I thought I might write a series of blogs about Unity, with each one suggesting ways to make it more comfortable to use. Unity is the User Inteface created for Ubuntu and is the standard UI for 12.10. The complaints about it's design have been loud, but so has the defence from the designers. In the past I actively avoided using it, until about 6 weeks ago when I installed a new machine and decided to persevere with it 'at least until Christmas'.
In this article I'll explain how to setup the Launcher so it works correctly with Oracle's SQL Developer. The techniques apply equally to other applications that may not yet be correctly integrated with Unity's Launcher.
The Launcher is a list of Icons that sits down the left side of your screen and allows you quick access to launch applications, and to bring to the surface already running applications. The problem is that when you install SQL Developer or other apps that are started from a shell script, especially Java apps (Eg IntelliJ), they often don't work correctly from the Launcher.
There are 2 ways to add an app to the Launcher: 1. Run the app from a command line, then, when it's icon is displayed in the Launcher, right click on the icon and select 'Lock to Launcher' 2. Use Dash (Super key) and in the Application Lens (see, I've learnt all the new terms) drag the app's icon onto the Launcher
The second of these options doesn't work at all for SQL Developer because there is no app icon known to the system. The first option sort of works, but not very well. It adds an Icon to the Launcher, but when you click to launch SQL Developer, it fails to appear on the screen. The icon fades in and out a bit, but nothing gets launched.
The solution comes in several parts:
- first, create a ".desktop" file that defines a new Application, including the command to run, it's name, icon and other details
- next, tell the desktop to update it's cached list of known Applications
- finally, use option 1, above, to find the Application in Dash, and drag it to the Launcher
Here are the commands to do this:
sudo gnome-desktop-item-edit --create-new /usr/share/applications/SQLDeveloper.desktop
Fill in the fields, using the fully qualified sqldeveloper.sh as the command and the "SQL Developer" as the application name, and close the window. (You should also set the icon too. There's one shipped with SQL Developer.) This is a handy tool for creating .desktop files. They are just simple text files that can also be created and edited using any text editor. Take a look in /usr/share/applications to see the full list of supplied ones.

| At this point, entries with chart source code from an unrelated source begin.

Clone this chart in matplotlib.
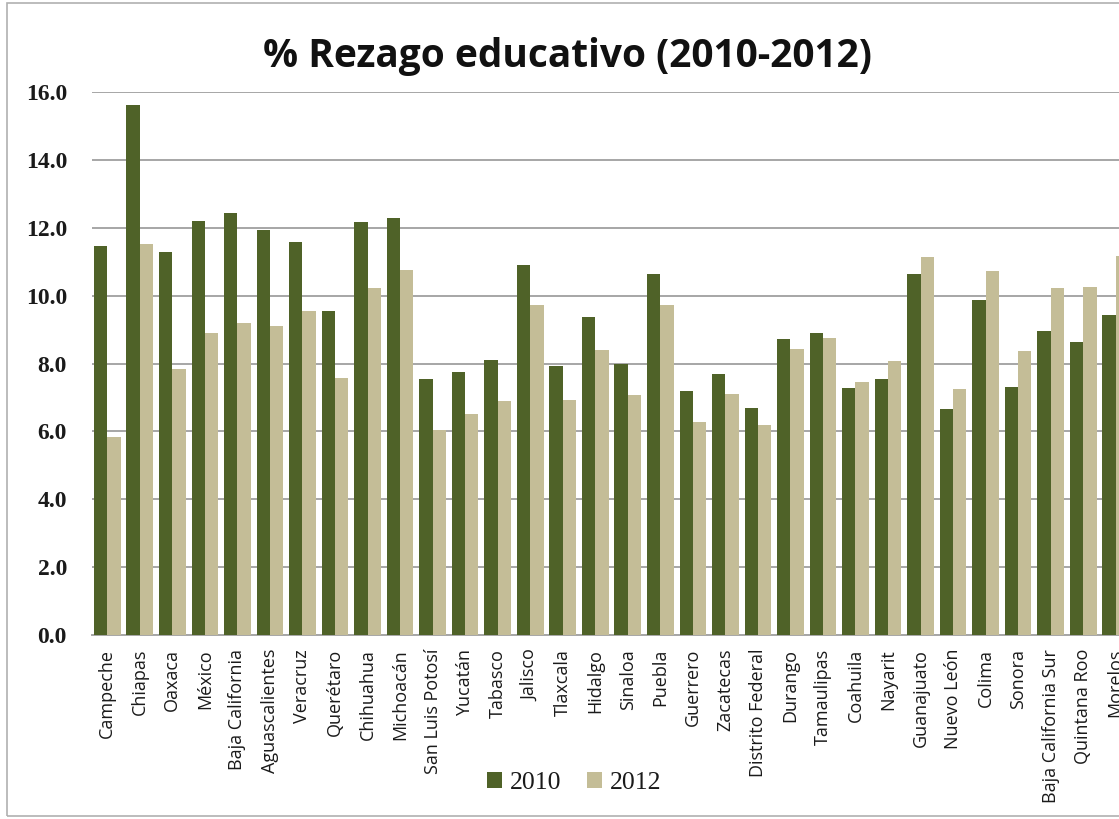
import matplotlib
matplotlib.use("Agg")
import matplotlib.pyplot as plt
from matplotlib.patches import Rectangle
import numpy as np

states = ["Campeche", "Chiapas", "Oaxaca", "México", "Baja California", "Aguascalientes",
          "Veracruz", "Querétaro", "Chihuahua", "Michoacán", "San Luis Potosí", "Yucatán",
          "Tabasco", "Jalisco", "Tlaxcala", "Hidalgo", "Sinaloa", "Puebla", "Guerrero",
          "Zacatecas", "Distrito Federal", "Durango", "Tamaulipas", "Coahuila", "Nayarit",
          "Guanajuato", "Nuevo León", "Colima", "Sonora", "Baja California Sur",
          "Quintana Roo", "Morelos"]

v2010 = [11.47, 15.61, 11.30, 12.21, 12.43, 11.94, 11.57, 9.56, 12.16, 12.28, 7.53, 7.76,
         8.11, 10.89, 7.94, 9.38, 7.99, 10.64, 7.19, 7.68, 6.69, 8.71, 8.89, 7.28, 7.55,
         10.64, 6.65, 9.88, 7.32, 8.97, 8.63, 9.43]
v2012 = [5.82, 11.52, 7.84, 8.89, 9.19, 9.11, 9.56, 7.58, 10.21, 10.76, 6.05, 6.50,
         6.90, 9.73, 6.91, 8.40, 7.06, 9.71, 6.29, 7.11, 6.20, 8.43, 8.75, 7.45, 8.06,
         11.13, 7.24, 10.74, 8.36, 10.23, 10.25, 11.18]

yticks = [0, 2, 4, 6, 8, 10, 12, 14, 16]
title = "% Rezago educativo (2010-2012)"
series_names = ["2010", "2012"]

c2010 = "#4F6228"
c2012 = "#C4BD97"
grid_c = "#A6A6A6"

W, H = 1119, 819
fig = plt.figure(figsize=(W / 100, H / 100), dpi=100)

# outer chart frame (cropped on the right)
fig.patches.append(Rectangle((7 / W, 3 / H), 1.2, 813 / H, transform=fig.transFigure,
                             fill=False, edgecolor="#B0B0B0", linewidth=1.2))

# axes: left at x=92px, spans beyond the right edge (image is cropped)
left_px, right_px = 92, 1132
bottom_px, top_px = 635, 92
ax = fig.add_axes([left_px / W, (H - bottom_px) / H, (right_px - left_px) / W,
                   (bottom_px - top_px) / H])

x = np.arange(len(states))
bw = 0.41
ax.bar(x - bw / 2, v2010, width=bw, color=c2010, label=series_names[0], zorder=3)
ax.bar(x + bw / 2, v2012, width=bw, color=c2012, label=series_names[1], zorder=3)

ax.set_xlim(-0.47, len(states) - 0.5)
ax.set_ylim(0, 16)
ax.set_yticks(yticks)
ax.set_yticklabels([f"{t:.1f}" for t in yticks], fontfamily="Liberation Serif",
                   fontweight="bold", fontsize=17, color="#1a1a1a")
ax.yaxis.grid(True, color=grid_c, linewidth=1.4, zorder=0)
ax.set_axisbelow(True)
for s in ["top", "right", "left"]:
    ax.spines[s].set_visible(False)
ax.spines["bottom"].set_color(grid_c)
ax.spines["bottom"].set_linewidth(1.4)
ax.tick_params(axis="y", length=0, pad=18)
ax.tick_params(axis="x", length=0, pad=10)
ax.set_xticks(x)
ax.set_xticklabels(states, rotation=90, fontfamily="Open Sans", fontsize=13,
                   color="#1a1a1a", va="top", ha="center")

fig.text(567 / W, 1 - 56 / H, title, ha="center", va="center", fontfamily="Open Sans",
         fontweight="bold", fontsize=28, color="#111111")

leg = fig.legend(loc="center", bbox_to_anchor=(574 / W, 1 - 783 / H), ncol=2,
                 frameon=False, prop={"family": "Liberation Serif", "size": 18.5},
                 handlelength=0.6, handleheight=0.6, handletextpad=0.3, columnspacing=1.0)
for t in leg.get_texts():
    t.set_color("#1a1a1a")

fig.savefig("out.png", dpi=100)
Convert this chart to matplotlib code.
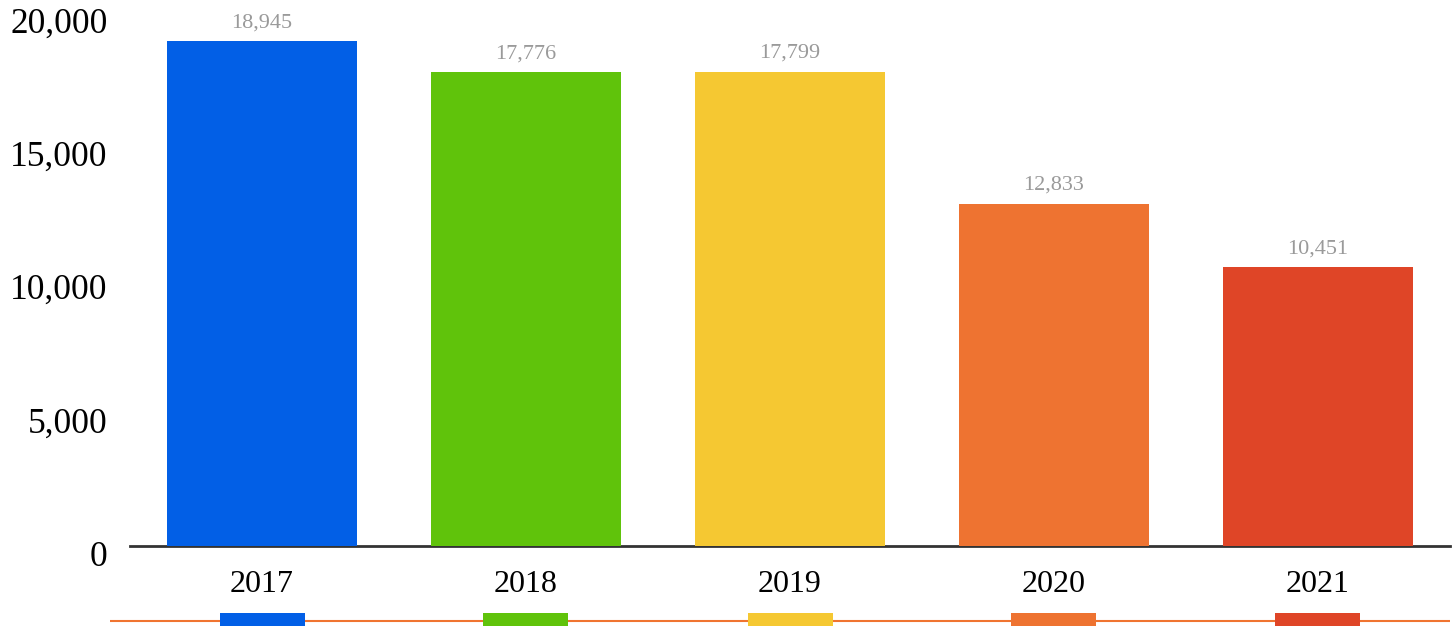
import matplotlib.pyplot as plt
from matplotlib.transforms import ScaledTranslation

years = ['2017', '2018', '2019', '2020', '2021']
values = [18945, 17776, 17799, 12833, 10451]
colors = ['#025FE6', '#60C30B', '#F5C832', '#EE7331', '#DF4527']
yticks = [0, 5000, 10000, 15000, 20000]

plt.rcParams['font.family'] = ['Liberation Serif', 'DejaVu Serif']

fig = plt.figure(figsize=(14.56, 6.26), dpi=100)
ax = fig.add_axes([130/1456, 80/626, 1320/1456, 533/626])

x = range(len(years))
bars = ax.bar(x, values, width=0.72, color=colors, zorder=3)
for xi, v in zip(x, values):
    ax.annotate(f'{v:,}', (xi, v), xytext=(0, 6.5), textcoords='offset points',
                ha='center', va='bottom', fontsize=16, color='#9a9a9a')

ax.set_xlim(-0.5, 4.5)
ax.set_ylim(0, 20000)
ax.set_xticks(list(x))
ax.set_xticklabels(years, fontsize=23)
ax.set_yticks(yticks)
ax.set_yticklabels([f'{t:,}' for t in yticks], fontsize=25.5)
ax.tick_params(axis='x', length=0, pad=17)
ax.tick_params(axis='y', length=0, pad=16)
for lab in ax.get_yticklabels():
    lab.set_transform(lab.get_transform() + ScaledTranslation(0, -7/100, fig.dpi_scale_trans))

for s in ['top', 'right', 'left']:
    ax.spines[s].set_visible(False)
ax.spines['bottom'].set_linewidth(2)
ax.spines['bottom'].set_color('#333333')

# legend strip at the bottom
lx = fig.add_axes([110/1456, 0, 1340/1456, 22/626])
lx.set_xlim(-0.5 - 20/264, 4.5)
lx.set_ylim(0, 1)
lx.axhline(0.23, color='#F07430', linewidth=1.5, zorder=1)
lx.bar(x, [0.59]*len(years), width=85/264, color=colors, zorder=2)
lx.axis('off')

fig.savefig('out.png', dpi=100)
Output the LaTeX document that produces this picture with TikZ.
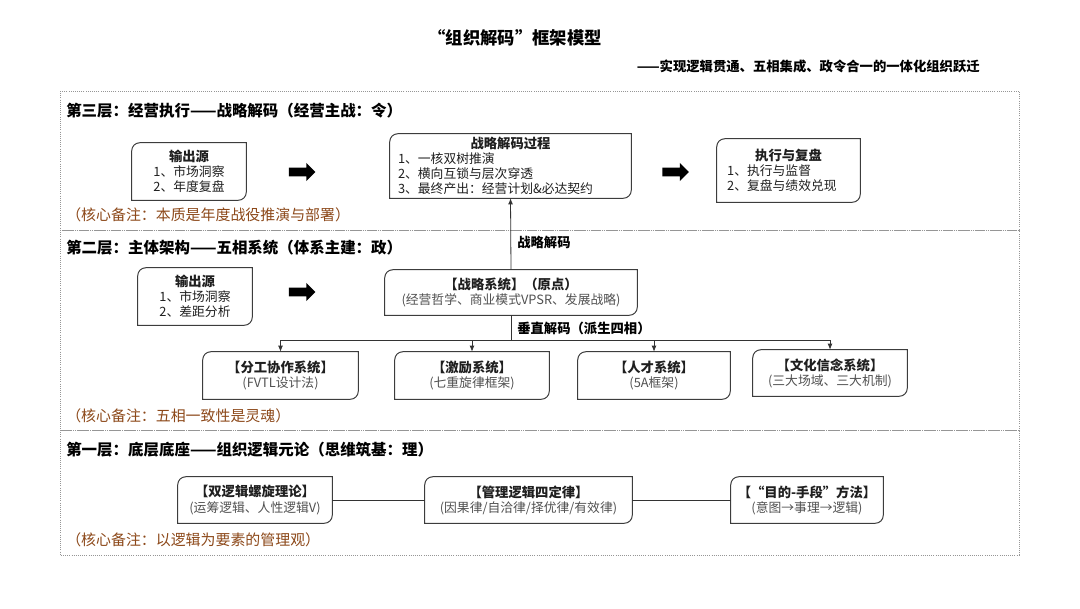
\documentclass[tikz,border=0pt]{standalone}
\usepackage{fontspec}
\setmainfont{Noto Sans CJK SC}
\usetikzlibrary{shapes.arrows,arrows.meta}
\definecolor{notebrown}{RGB}{140,72,25}
\definecolor{framegray}{RGB}{150,150,150}
\definecolor{boxline}{RGB}{60,60,60}
\definecolor{subgray}{RGB}{80,80,80}
\begin{document}
\begin{tikzpicture}[x=0.75pt,y=-0.75pt,
  diag/.style={inner sep=0pt, text=black!88,
    font=\fontsize{9.6}{11.3}\selectfont,
    append after command={\pgfextra{\draw[boxline, line width=0.75pt]
      (\tikzlastnode.south west) -- ([yshift=-6pt]\tikzlastnode.north west)
      arc[start angle=180,end angle=90,radius=6pt] -- (\tikzlastnode.north east)
      -- ([yshift=6pt]\tikzlastnode.south east)
      arc[start angle=0,end angle=-90,radius=6pt] -- cycle;}}},
  bigarrow/.style={single arrow, fill=black, draw=none, inner xsep=0pt, inner ysep=3pt,
    single arrow head extend=3.6pt, single arrow head indent=0pt, minimum height=20pt},
  layerframe/.style={draw=framegray, densely dotted, line width=0.6pt},
  heading/.style={anchor=west, inner sep=0pt, font=\bfseries\fontsize{11.6}{13}\selectfont},
  note/.style={anchor=west, inner sep=0pt, text=notebrown, font=\fontsize{11.2}{12}\selectfont},
  conn/.style={draw=black!80, line width=0.6pt},
  tip/.style={-{Latex[length=4.5pt,width=3.6pt]}},
  lab/.style={anchor=west, inner sep=0pt, font=\bfseries\fontsize{10}{11}\selectfont},
]
\useasboundingbox (0,0) rectangle (1080,608);

% title
\node[inner sep=0pt, font=\bfseries\fontsize{13}{15}\selectfont] (title) at (515,38) {“组织解码”框架模型};
\node[anchor=east, inner sep=0pt, font=\bfseries\fontsize{10}{12}\selectfont] (subtitle) at (980,66) {——实现逻辑贯通、五相集成、政令合一的一体化组织跃迁};

% layer frames
\draw[layerframe] (60,91) rectangle (1019,230);
\draw[layerframe] (60,230) rectangle (1019,430);
\draw[layerframe] (60,430) rectangle (1019,555);

% ===== Layer 3 =====
\node[heading] (h3) at (66,111) {第三层：经营执行——战略解码（经营主战：令）};
\node[diag, minimum width=85.5pt, minimum height=42.75pt, align=center] (src3) at (189,171.5)
  {{\bfseries\fontsize{10}{12}\selectfont 输出源}\\1、市场洞察\\2、年度复盘};
\node[bigarrow] (ar31) at (300,172) {};
\node[diag, minimum width=180.75pt, minimum height=48pt, text width=168.75pt, align=left] (proc) at (510.5,166)
  {\hfill{\bfseries\fontsize{10}{12}\selectfont 战略解码过程}\hfill\null\\1、一核双树推演\\2、横向互锁与层次穿透\\3、最终产出：经营计划\&必达契约};
\node[bigarrow] (ar32) at (673.5,172) {};
\node[diag, minimum width=107.25pt, minimum height=47.25pt, text width=92pt, align=left] (exec) at (788.5,170.5)
  {\hfill{\bfseries\fontsize{10}{12}\selectfont 执行与复盘}\hfill\null\\1、执行与监督\\2、复盘与绩效兑现};
\node[note] (n3) at (66,215) {（核心备注：本质是年度战役推演与部署）};

% ===== Layer 2 =====
\node[heading] (h2) at (66,248) {第二层：主体架构——五相系统（体系主建：政）};
\node[diag, minimum width=85.5pt, minimum height=42.75pt, align=center] (src2) at (195,296.5)
  {{\bfseries\fontsize{10}{12}\selectfont 输出源}\\1、市场洞察\\2、差距分析};
\node[bigarrow] (ar21) at (300,292) {};
\node[diag, minimum width=189pt, minimum height=33.75pt, align=center] (sys) at (511,292.5)
  {{\bfseries\fontsize{10}{12}\selectfont 【战略系统】（原点）}\\{\color{subgray}(经营哲学、商业模式VPSR、发展战略)}};

\node[diag, minimum width=116.25pt, minimum height=35.25pt, align=center] (b1) at (280.5,375.5)
  {{\bfseries\fontsize{10}{12}\selectfont 【分工协作系统】}\\{\color{subgray}(FVTL设计法)}};
\node[diag, minimum width=115.5pt, minimum height=35.25pt, align=center] (b2) at (472,375.5)
  {{\bfseries\fontsize{10}{12}\selectfont 【激励系统】}\\{\color{subgray}(七重旋律框架)}};
\node[diag, minimum width=114pt, minimum height=35.25pt, align=center] (b3) at (654,375.5)
  {{\bfseries\fontsize{10}{12}\selectfont 【人才系统】}\\{\color{subgray}(5A框架)}};
\node[diag, minimum width=115.5pt, minimum height=34.5pt, align=center] (b4) at (830,373)
  {{\bfseries\fontsize{10}{12}\selectfont 【文化信念系统】}\\{\color{subgray}(三大场域、三大机制)}};
\node[note] (n2) at (66,416) {（核心备注：五相一致性是灵魂）};

% connectors layer 2 -> 3
\draw[conn, tip] (sys.north) -- (proc.south);
\node[lab] (l32) at (517,242) {战略解码};
\coordinate (bus) at (511,340);
\draw[conn] (sys.south) -- (bus);
\draw[conn, tip] (bus) -| (b1.north);
\draw[conn, tip] (bus) -| (b2.north);
\draw[conn, tip] (bus) -| (b3.north);
\draw[conn, tip] (bus) -| (b4.north);
\node[lab] (lvert) at (517,328) {垂直解码（派生四相）};

% ===== Layer 1 =====
\node[heading] (h1) at (66,450) {第一层：底层底座——组织逻辑元论（思维筑基：理）};
\node[diag, minimum width=115.5pt, minimum height=34.5pt, align=center] (c1) at (255,500)
  {{\bfseries\fontsize{10}{12}\selectfont 【双逻辑螺旋理论】}\\{\color{subgray}(运筹逻辑、人性逻辑V)}};
\node[diag, minimum width=155.25pt, minimum height=34.5pt, align=center] (c2) at (528.5,500)
  {{\bfseries\fontsize{10}{12}\selectfont 【管理逻辑四定律】}\\{\color{subgray}(因果律/自洽律/择优律/有效律)}};
\node[diag, minimum width=114pt, minimum height=34.5pt, align=center] (c3) at (807,500)
  {{\bfseries\fontsize{10}{12}\selectfont 【“目的-手段”方法】}\\{\color{subgray}(意图→事理→逻辑)}};
\draw[conn] (c1.east) -- (c2.west);
\draw[conn] (c2.east) -- (c3.west);
\node[note] (n1) at (66,540) {（核心备注：以逻辑为要素的管理观）};
\end{tikzpicture}
\end{document}
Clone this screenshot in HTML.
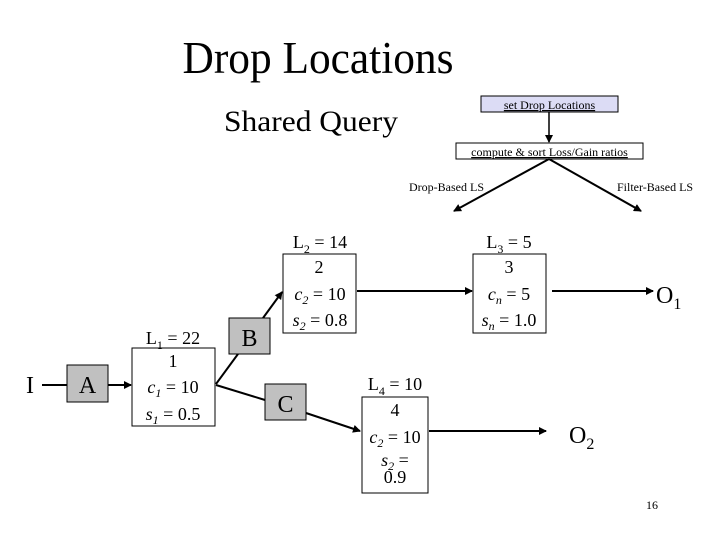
<!DOCTYPE html>
<html><head><meta charset="utf-8"><style>html,body{margin:0;padding:0;background:#fff}svg{display:block}</style></head>
<body>
<svg width="720" height="540" viewBox="0 0 720 540" xmlns="http://www.w3.org/2000/svg" font-family="'Liberation Serif', serif" fill="#000">
<defs><marker id="ar" markerWidth="8" markerHeight="8" refX="7" refY="4" orient="auto" markerUnits="userSpaceOnUse"><path d="M0,0 L8,4 L0,8 z" fill="#000"/></marker></defs>
<text x="318" y="73" font-size="45" text-anchor="middle" textLength="271" lengthAdjust="spacingAndGlyphs">Drop Locations</text>
<text x="311" y="131" font-size="30" text-anchor="middle" textLength="174" lengthAdjust="spacingAndGlyphs">Shared Query</text>

<rect x="481" y="96" width="137" height="16" fill="#dcdcf5" stroke="#000" stroke-width="1"/>
<text x="549.5" y="109" font-size="12" text-anchor="middle" text-decoration="underline">set Drop Locations</text>
<line x1="549" y1="112" x2="549" y2="142" stroke="#000" stroke-width="1.5" marker-end="url(#ar)"/>
<rect x="456" y="143" width="187" height="16" fill="#fff" stroke="#000" stroke-width="1"/>
<text x="549.5" y="156" font-size="12" text-anchor="middle" text-decoration="underline">compute &amp; sort Loss/Gain ratios</text>
<line x1="549" y1="159" x2="454" y2="211" stroke="#000" stroke-width="2" marker-end="url(#ar)"/>
<line x1="549" y1="159" x2="641" y2="211" stroke="#000" stroke-width="2" marker-end="url(#ar)"/>
<text x="409" y="191" font-size="12">Drop-Based LS</text>
<text x="617" y="191" font-size="12">Filter-Based LS</text>

<g stroke="#000" stroke-width="2" fill="none">
<line x1="42" y1="385" x2="67" y2="385"/>
<line x1="108" y1="385" x2="131" y2="385" marker-end="url(#ar)"/>
<line x1="216" y1="384" x2="238" y2="354"/>
<line x1="263" y1="318" x2="282" y2="292" marker-end="url(#ar)"/>
<line x1="216" y1="385" x2="265" y2="400"/>
<line x1="306" y1="413" x2="360" y2="431" marker-end="url(#ar)"/>
<line x1="357" y1="291" x2="472" y2="291" marker-end="url(#ar)"/>
<line x1="552" y1="291" x2="653" y2="291" marker-end="url(#ar)"/>
<line x1="429" y1="431" x2="546" y2="431" marker-end="url(#ar)"/>
</g>

<text x="30" y="393" font-size="24" text-anchor="middle">I</text>
<rect x="67" y="365" width="41" height="37" fill="#c0c0c0" stroke="#000"/>
<text x="87.5" y="393" font-size="24" text-anchor="middle">A</text>
<rect x="229" y="318" width="41" height="36" fill="#c0c0c0" stroke="#000"/>
<text x="249.5" y="346" font-size="24" text-anchor="middle">B</text>
<rect x="265" y="384" width="41" height="36" fill="#c0c0c0" stroke="#000"/>
<text x="285.5" y="412" font-size="24" text-anchor="middle">C</text>

<g font-size="18" text-anchor="middle">
<rect x="132" y="348" width="83" height="78" fill="#fff" stroke="#000"/>
<text x="173" y="344">L<tspan font-size="12" dy="5">1</tspan><tspan dy="-5"> = 22</tspan></text>
<text x="173" y="367">1</text>
<text x="173" y="393"><tspan font-style="italic">c<tspan font-size="12" dy="4">1</tspan></tspan><tspan dy="-4"> = 10</tspan></text>
<text x="173" y="420"><tspan font-style="italic">s<tspan font-size="12" dy="4">1</tspan></tspan><tspan dy="-4"> = 0.5</tspan></text>

<rect x="283" y="254" width="73" height="79" fill="#fff" stroke="#000"/>
<text x="320" y="248">L<tspan font-size="12" dy="5">2</tspan><tspan dy="-5"> = 14</tspan></text>
<text x="319" y="273">2</text>
<text x="320" y="300"><tspan font-style="italic">c<tspan font-size="12" dy="4">2</tspan></tspan><tspan dy="-4"> = 10</tspan></text>
<text x="320" y="326"><tspan font-style="italic">s<tspan font-size="12" dy="4">2</tspan></tspan><tspan dy="-4"> = 0.8</tspan></text>

<rect x="473" y="254" width="73" height="79" fill="#fff" stroke="#000"/>
<text x="509" y="248">L<tspan font-size="12" dy="5">3</tspan><tspan dy="-5"> = 5</tspan></text>
<text x="509" y="273">3</text>
<text x="509" y="300"><tspan font-style="italic">c<tspan font-size="12" dy="4">n</tspan></tspan><tspan dy="-4"> = 5</tspan></text>
<text x="509" y="326"><tspan font-style="italic">s<tspan font-size="12" dy="4">n</tspan></tspan><tspan dy="-4"> = 1.0</tspan></text>

<rect x="362" y="397" width="66" height="96" fill="#fff" stroke="#000"/>
<text x="395" y="390">L<tspan font-size="12" dy="5">4</tspan><tspan dy="-5"> = 10</tspan></text>
<text x="395" y="416">4</text>
<text x="395" y="443"><tspan font-style="italic">c<tspan font-size="12" dy="4">2</tspan></tspan><tspan dy="-4"> = 10</tspan></text>
<text x="395" y="466"><tspan font-style="italic">s<tspan font-size="12" dy="4">2</tspan></tspan><tspan dy="-4"> =</tspan></text>
<text x="395" y="483">0.9</text>
</g>

<text x="656" y="303" font-size="24">O<tspan font-size="16" dy="6">1</tspan></text>
<text x="569" y="443" font-size="24">O<tspan font-size="16" dy="6">2</tspan></text>
<text x="652" y="509" font-size="12" text-anchor="middle">16</text>
</svg>
</body></html>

Next, tell the desktop to read this new file so it's available in Dash:
Finally press the 'Super' key and type "sql". You should see the new SQL Developer application listed, and you should be able to drag it onto the Launcher. Click the new icon on the Launcher to test that it starts up SQL Developer.
So far so good. It works, but not quite correctly. The problem now is that when you use the Launcher to start SQL Developer it does startup correctly, but the new instance is not associated with the original Launcher icon. It should have a small arrow on the left edge of the icon, but that's missing, and instead it adds a new icon to the Launcher. This is really annoying if you have several Applications that work this way because you end up with 6 icons instead of 3!
The problem this time is the way the Launcher interacts with running X-windows programs to associate them with the launching icon. It uses a property from the running window called WM_CLASS(STRING). Use 'xprop' to dump the properties for any running application into a terminal window. For example, SQL Developer reports lots of properties, but specifically: WM_CLASS(STRING) = "sun-awt-X11-XFramePeer", "oracle-ide-boot-Launcher"
The solution is to add the following property the .desktop file you created earlier. Unfortunately, you'll need to edit the file with a text editor because the UI only allows a small sub-set of properties to be set:
sudo gedit /usr/share/applications/SQLDeveloper.desktop
And add a new property: StartupWMClass=oracle-ide-boot-Launcher
Don't forget to update the desktop's database of applications:
Now when you run SQL Developer it should behave exactly like other applications in Unity. Hooray!